- **Directions for this task**
Leave out the pictures and retype only the lines from the opening line to the line that holds "(426,12) -- (426,98);", both ends included.
╔══
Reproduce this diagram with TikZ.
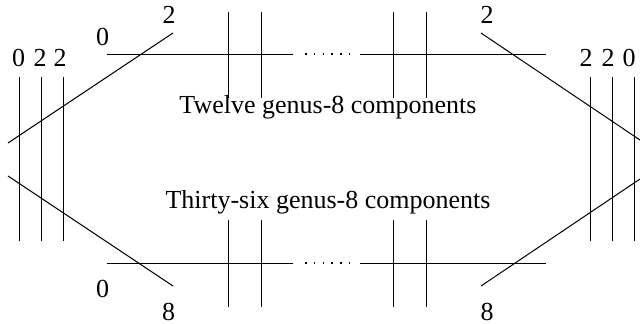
\documentclass[tikz,border=0pt]{standalone}
\usepackage{fontspec}
\setmainfont{Liberation Serif}
\usetikzlibrary{positioning}

\begin{document}
\begin{tikzpicture}[x=0.4pt, y=-0.4pt,
    curve/.style={line width=0.4pt, black},
    dotrow/.style={line width=0.6pt, black, dash pattern=on 0.6pt off 2.9pt},
    lab/.style={inner sep=0pt, anchor=base, font=\fontsize{10.4}{12}\selectfont},
    caption/.style={inner sep=0pt, anchor=base, font=\fontsize{10.4}{12}\selectfont}
]
\useasboundingbox (0,0) rectangle (640,323);

% end points of the curves
\coordinate (tl1) at (8,143);   \coordinate (tl2) at (173,33);
\coordinate (bl1) at (8,176);   \coordinate (bl2) at (173,286);
\coordinate (tr1) at (481,33);  \coordinate (tr2) at (640,140);
\coordinate (br1) at (481,286); \coordinate (br2) at (640,179);

% left and right vertical components
\draw[curve] (19,77) -- (19,241);
\draw[curve] (41,77) -- (41,241);
\draw[curve] (63,77) -- (63,241);
\draw[curve] (590,77) -- (590,241);
\draw[curve] (612,77) -- (612,241);
\draw[curve] (634,77) -- (634,241);

% diagonal curves
\draw[curve] (tl1) -- (tl2);
\draw[curve] (bl1) -- (bl2);
\draw[curve] (tr1) -- (tr2);
\draw[curve] (br1) -- (br2);

% top chain
\draw[curve] (107,54) -- (293,54);
\draw[dotrow] (305,54) -- (350,54);
\draw[curve] (360,54) -- (546,54);
\draw[curve] (228,12) -- (228,98);
\draw[curve] (261,12) -- (261,98);
\draw[curve] (393,12) -- (393,98);
\draw[curve] (426,12) -- (426,98);

% bottom chain
\draw[curve] (107,263) -- (293,263);
\draw[dotrow] (305,263) -- (350,263);
\draw[curve] (360,263) -- (546,263);
\draw[curve] (228,220) -- (228,307);
\draw[curve] (261,220) -- (261,307);
\draw[curve] (393,220) -- (393,307);
\draw[curve] (426,220) -- (426,307);

% genus labels
\node[lab] (gl1) at (18.5,66.5) {0};
\node[lab] (gl2) at (40,66.5) {2};
\node[lab] (gl3) at (60,66.5) {2};
\node[lab] (gr1) at (586,66.5) {2};
\node[lab] (gr2) at (608,66.5) {2};
\node[lab] (gr3) at (629,66.5) {0};
\node[lab] (gt0) at (102.5,45) {0};
\node[lab] (gt1) at (169,23) {2};
\node[lab] (gt2) at (487,23) {2};
\node[lab] (gb0) at (102.5,297) {0};
\node[lab] (gb1) at (168.5,320) {8};
\node[lab] (gb2) at (487,320) {8};

\node[caption] (twelve) at (328,113) {Twelve genus-8 components};
\node[caption] (thirty) at (328,208) {Thirty-six genus-8 components};
\end{tikzpicture}
\end{document}
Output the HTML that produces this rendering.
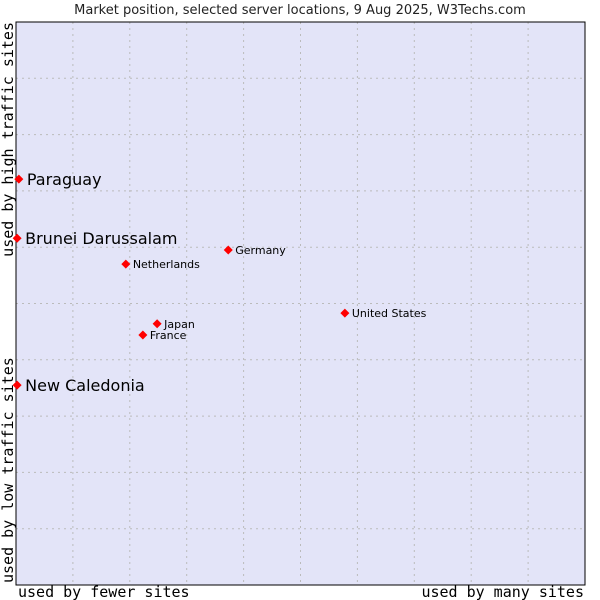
<!DOCTYPE html>
<html><head><meta charset="utf-8"><style>
body{margin:0;background:#fff;}
svg{display:block;font-family:"DejaVu Sans","Liberation Sans",sans-serif;}
</style></head><body>
<svg id="chart" width="600" height="600">
<text x="300" y="14" text-anchor="middle" font-size="13" fill="#222">Market position, selected server locations, 9 Aug 2025, W3Techs.com</text>
<rect x="16" y="22" width="569" height="563" fill="#e3e4f8"/>
<g id="grid"></g>
<rect x="16" y="22" width="569" height="563" fill="none" stroke="#000" stroke-width="1"/>
<text x="18" y="597" font-family="DejaVu Sans Mono,monospace" font-size="15" fill="#000">used by fewer sites</text>
<text x="584" y="597" text-anchor="end" font-family="DejaVu Sans Mono,monospace" font-size="15" fill="#000">used by many sites</text>
<text transform="translate(13,583) rotate(-90)" font-family="DejaVu Sans Mono,monospace" font-size="15" fill="#000">used by low traffic sites</text>
<text transform="translate(13,22) rotate(-90)" text-anchor="end" font-family="DejaVu Sans Mono,monospace" font-size="15" fill="#000">used by high traffic sites</text>
<g id="points"></g>
</svg>
<script>
const names=["Paraguay","Brunei Darussalam","New Caledonia","Netherlands","Germany","United States","Japan","France"];
const xVals=[0.5,0.2,0.2,19.3,37.3,57.8,24.8,22.3];
const yVals=[72.1,61.6,35.5,57.0,59.5,48.3,46.4,44.4];
const big=[true,true,true,false,false,false,false,false];
const L=16,T=22,W=569,H=563;
const sx=v=>L+v/100*W, sy=v=>T+H-v/100*H;
const ns="http://www.w3.org/2000/svg";
const g=document.getElementById('grid');
for(let i=1;i<10;i++){
 const a=document.createElementNS(ns,'line');
 a.setAttribute('x1',sx(i*10));a.setAttribute('x2',sx(i*10));a.setAttribute('y1',T);a.setAttribute('y2',T+H);
 a.setAttribute('stroke','#bbb');a.setAttribute('stroke-dasharray','2,4');
 
 
 g.appendChild(a);
 const b=document.createElementNS(ns,'line');
 b.setAttribute('y1',sy(i*10));b.setAttribute('y2',sy(i*10));b.setAttribute('x1',L);b.setAttribute('x2',L+W);
 b.setAttribute('stroke','#bbb');b.setAttribute('stroke-dasharray','2,4');
 
 
 g.appendChild(b);
}
const p=document.getElementById('points');
names.forEach((n,i)=>{
 const x=sx(xVals[i]),y=sy(yVals[i]);
 const d=document.createElementNS(ns,'polygon');
 d.setAttribute('points',`${x},${y-4.5} ${x+4.5},${y} ${x},${y+4.5} ${x-4.5},${y}`);
 d.setAttribute('fill','#f00');
 
 
 p.appendChild(d);
 const t=document.createElementNS(ns,'text');
 t.setAttribute('x',x+(big[i]?8:7));t.setAttribute('y',y+(big[i]?6:4));
 t.setAttribute('font-size',big[i]?16:11);t.setAttribute('fill','#000');
 t.textContent=n;
 
 
 p.appendChild(t);
});
</script>
</body></html>
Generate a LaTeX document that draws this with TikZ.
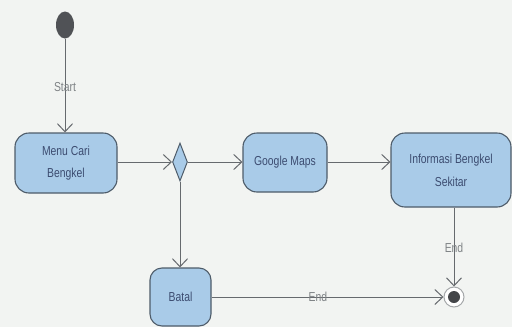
\documentclass[tikz,border=0pt]{standalone}
\usepackage{fontspec}
\setmainfont[FakeStretch=0.8]{Liberation Sans}
\usetikzlibrary{arrows.meta,shapes.geometric}
\definecolor{bg}{HTML}{F2F4F2}
\definecolor{boxfill}{HTML}{A9CBE8}
\definecolor{boxline}{HTML}{4E5C6A}
\definecolor{boxtext}{HTML}{3C4C70}
\definecolor{flow}{HTML}{666A6E}
\definecolor{lbl}{HTML}{7F8386}
\definecolor{dot}{HTML}{505256}
\begin{document}
\begin{tikzpicture}[x=1pt,y=-1pt,
  activity/.style={draw=boxline,line width=1.1pt,fill=boxfill,rounded corners=14pt,
    text=boxtext,font=\fontsize{13}{15}\selectfont,align=center,inner sep=0pt},
  choice/.style={draw=boxline,line width=1pt,fill=boxfill,diamond,inner sep=0pt,
    minimum width=15pt,minimum height=38pt},
  flowline/.style={draw=flow,line width=1pt,-{Straight Barb[length=8pt,width=15pt,line width=1pt]}},
  flowlabel/.style={text=lbl,font=\fontsize{13}{15}\selectfont,inner sep=0pt}]
\useasboundingbox[fill=bg] (0,0) rectangle (512,327);
% initial and final states
\node[ellipse,fill=dot,minimum width=18pt,minimum height=27pt,inner sep=0pt] (start) at (65,25) {};
\node[circle,draw=lbl!70,line width=1pt,fill=white,minimum size=20pt,inner sep=0pt] (fin) at (454,297) {};
\node[circle,fill=dot!85!black,minimum size=12pt,inner sep=0pt] at (fin) {};
% activities
\node[activity,minimum width=102pt,minimum height=60pt] (menu) at (66,163) {Menu Cari\\[7pt]Bengkel};
\node[choice] (dec) at (180,162) {};
\node[activity,minimum width=84pt,minimum height=59pt] (maps) at (285,162.5) {Google Maps};
\node[activity,minimum width=120pt,minimum height=74pt] (info) at (451,170) {Informasi Bengkel\\[8pt]Sekitar};
\node[activity,rounded corners=12pt,minimum width=61pt,minimum height=58pt] (batal) at (180.5,297) {Batal};
% transitions
\draw[flowline] (start) -- (menu.north -| start);
\node[flowlabel] at (65,87) {Start};
\draw[flowline] (menu.east |- dec) -- (dec.west);
\draw[flowline] (dec.east) -- (maps.west |- dec);
\draw[flowline] (maps.east |- dec) -- (info.west |- dec);
\draw[flowline] (dec.south) -- (batal.north -| dec);
\draw[flowline] (info.south -| fin) -- (fin.north);
\node[flowlabel] at (454,248) {End};
\draw[flowline] (batal.east) -- (fin.west);
\node[flowlabel] at (318,297) {End};
\end{tikzpicture}
\end{document}
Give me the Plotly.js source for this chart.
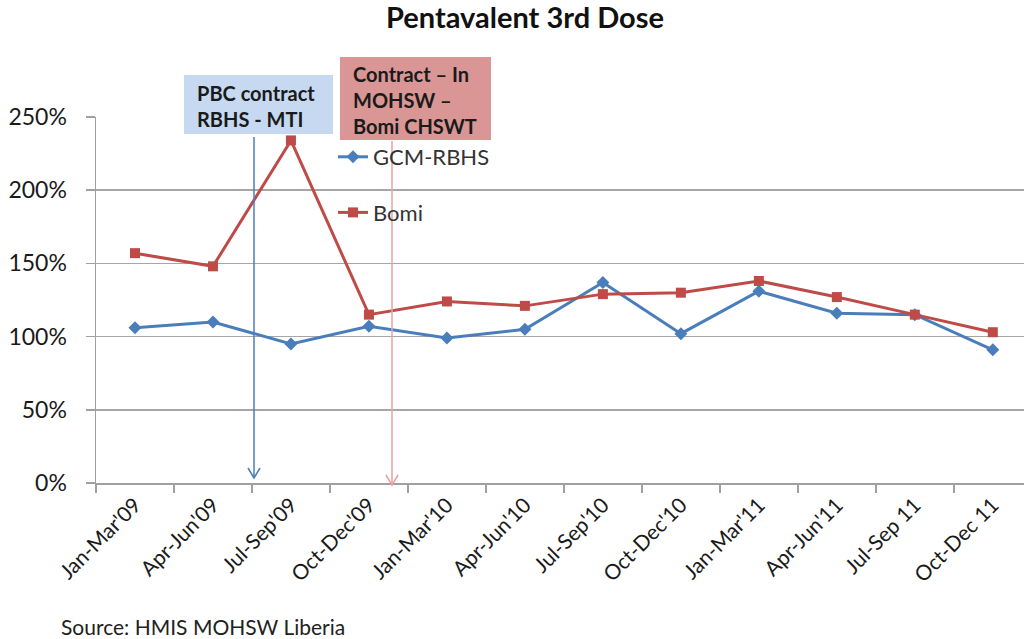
<!DOCTYPE html>
<html>
<head>
<meta charset="utf-8">
<script src="https://cdn.plot.ly/plotly-3.0.1.min.js"></script>
<style>html,body{margin:0;padding:0;background:#fff;}#chart{width:1024px;height:639px;}</style>
</head>
<body>
<div id="chart"></div>
<script>
// ---- data ----
const categories = ["Jan-Mar'09","Apr-Jun'09","Jul-Sep'09","Oct-Dec'09","Jan-Mar'10","Apr-Jun'10","Jul-Sep'10","Oct-Dec'10","Jan-Mar'11","Apr-Jun'11","Jul-Sep 11","Oct-Dec 11"];
const gcmRbhs = [106, 110, 95, 107, 99, 105, 137, 102, 131, 116, 115, 91];
const bomi    = [157, 148, 234, 115, 124, 121, 129, 130, 138, 127, 115, 103];
const yTickVals = [0, 50, 100, 150, 200, 250];
const yTickText = ["0%","50%","100%","150%","200%","250%"];
const seriesNames = ["GCM-RBHS", "Bomi"];
const noteBlue = "PBC contract<br>RBHS - MTI";
const noteRed = "Contract – In<br>MOHSW –<br>Bomi CHSWT";
const titleText = "<b>Pentavalent 3rd Dose</b>";
const sourceText = "Source: HMIS MOHSW Liberia";

// ---- layout geometry ----
const W = 1024, H = 639;
const M = {l: 96, r: 0, t: 117, b: 156};
const PW = W - M.l - M.r, PH = H - M.t - M.b;
const px = v => (v - M.l) / PW;      // pixel x -> paper x
const py = v => (H - M.b - v) / PH;  // pixel y -> paper y

const FONT = "Lato, 'Open Sans', sans-serif";
const BLUE = "#4a7ebb", RED = "#be4b48";

const traces = [
  {x: categories, y: gcmRbhs, name: seriesNames[0], type: "scatter", mode: "lines+markers",
   legendgroup: "a", line: {color: BLUE, width: 3}, marker: {symbol: "diamond", size: 10, color: BLUE}},
  {x: categories, y: bomi, name: seriesNames[1], type: "scatter", mode: "lines+markers",
   legendgroup: "b", line: {color: RED, width: 3}, marker: {symbol: "square", size: 10, color: RED}}
];

function arrow(xp, yTop, yTip, color) {
  return [
    {type: "line", xref: "paper", yref: "paper", x0: px(xp), x1: px(xp), y0: py(yTop), y1: py(yTip),
     line: {color: color, width: 1.5}},
    {type: "path", xref: "paper", yref: "paper",
     path: `M ${px(xp-6)} ${py(yTip-10)} L ${px(xp)} ${py(yTip)} L ${px(xp+6)} ${py(yTip-10)}`,
     line: {color: color, width: 1.5}}
  ];
}

const layout = {
  width: W, height: H,
  margin: {l: M.l, r: M.r, t: M.t, b: M.b, pad: 0},
  paper_bgcolor: "#fff", plot_bgcolor: "#fff",
  font: {family: FONT, color: "#1a1a1a"},
  title: {text: titleText, x: 525 / W, xanchor: "center", y: 1 - 18 / H, yanchor: "middle",
          font: {family: FONT, size: 29, color: "#111"}},
  showlegend: true,
  legend: {x: px(333), y: py(136), xanchor: "left", yanchor: "top", bgcolor: "rgba(0,0,0,0)",
           traceorder: "grouped", tracegroupgap: 24, font: {family: FONT, size: 22, color: "#333"},
           itemwidth: 30},
  xaxis: {type: "category", categoryorder: "array", categoryarray: categories,
          range: [-0.5, 11.4], showgrid: false, showline: true, linecolor: "#a0a0a0", linewidth: 1.5,
          ticks: "outside", tickson: "boundaries", ticklen: 8, tickcolor: "#a0a0a0", tickwidth: 1.5,
          tickangle: -45, tickfont: {family: FONT, size: 21, color: "#1a1a1a"}, zeroline: false, fixedrange: true},
  yaxis: {range: [0, 250], tickvals: yTickVals, ticktext: yTickText, showgrid: true,
          gridcolor: "#a6a6a6", gridwidth: 1.5, showline: true, linecolor: "#a0a0a0", linewidth: 1.5,
          ticks: "outside", ticklen: 9, tickcolor: "#a0a0a0", tickwidth: 1.5, ticklabelstandoff: 14,
          tickfont: {family: FONT, size: 23, color: "#1a1a1a"}, zeroline: false, fixedrange: true},
  shapes: [
    {type: "rect", xref: "paper", yref: "paper", x0: px(184), x1: px(333), y0: py(134), y1: py(75),
     fillcolor: "#c6d9f1", line: {width: 0}, layer: "above"},
    {type: "rect", xref: "paper", yref: "paper", x0: px(340), x1: px(491), y0: py(140), y1: py(57),
     fillcolor: "#d99694", line: {width: 0}, layer: "above"},
    ...arrow(254, 137, 478, BLUE),
    ...arrow(392, 141, 485, "#e6a3a3")
  ],
  annotations: [
    {text: "<b>" + noteBlue + "</b>", xref: "paper", yref: "paper", x: px(195), y: py(79),
     xanchor: "left", yanchor: "top", align: "left", showarrow: false,
     font: {family: FONT, size: 20, color: "#1a1a1a"}},
    {text: "<b>" + noteRed + "</b>", xref: "paper", yref: "paper", x: px(351), y: py(60),
     xanchor: "left", yanchor: "top", align: "left", showarrow: false,
     font: {family: FONT, size: 20, color: "#1a1a1a"}},
    {text: sourceText, xref: "paper", yref: "paper", x: px(59), y: py(626),
     xanchor: "left", yanchor: "middle", showarrow: false,
     font: {family: FONT, size: 21, color: "#222"}}
  ]
};

Plotly.newPlot("chart", traces, layout, {displayModeBar: false, staticPlot: true});
</script>
</body>
</html>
╚══
- **Correct answer**
Reproduce this diagram with TikZ.
\documentclass[tikz,border=0pt]{standalone}
\usepackage{fontspec}
\setmainfont{Liberation Serif}
\usetikzlibrary{positioning}

\begin{document}
\begin{tikzpicture}[x=0.4pt, y=-0.4pt,
    curve/.style={line width=0.4pt, black},
    dotrow/.style={line width=0.6pt, black, dash pattern=on 0.6pt off 2.9pt},
    lab/.style={inner sep=0pt, anchor=base, font=\fontsize{10.4}{12}\selectfont},
    caption/.style={inner sep=0pt, anchor=base, font=\fontsize{10.4}{12}\selectfont}
]
\useasboundingbox (0,0) rectangle (640,323);

% end points of the curves
\coordinate (tl1) at (8,143);   \coordinate (tl2) at (173,33);
\coordinate (bl1) at (8,176);   \coordinate (bl2) at (173,286);
\coordinate (tr1) at (481,33);  \coordinate (tr2) at (640,140);
\coordinate (br1) at (481,286); \coordinate (br2) at (640,179);

% left and right vertical components
\draw[curve] (19,77) -- (19,241);
\draw[curve] (41,77) -- (41,241);
\draw[curve] (63,77) -- (63,241);
\draw[curve] (590,77) -- (590,241);
\draw[curve] (612,77) -- (612,241);
\draw[curve] (634,77) -- (634,241);

% diagonal curves
\draw[curve] (tl1) -- (tl2);
\draw[curve] (bl1) -- (bl2);
\draw[curve] (tr1) -- (tr2);
\draw[curve] (br1) -- (br2);

% top chain
\draw[curve] (107,54) -- (293,54);
\draw[dotrow] (305,54) -- (350,54);
\draw[curve] (360,54) -- (546,54);
\draw[curve] (228,12) -- (228,98);
\draw[curve] (261,12) -- (261,98);
\draw[curve] (393,12) -- (393,98);
\draw[curve] (426,12) -- (426,98);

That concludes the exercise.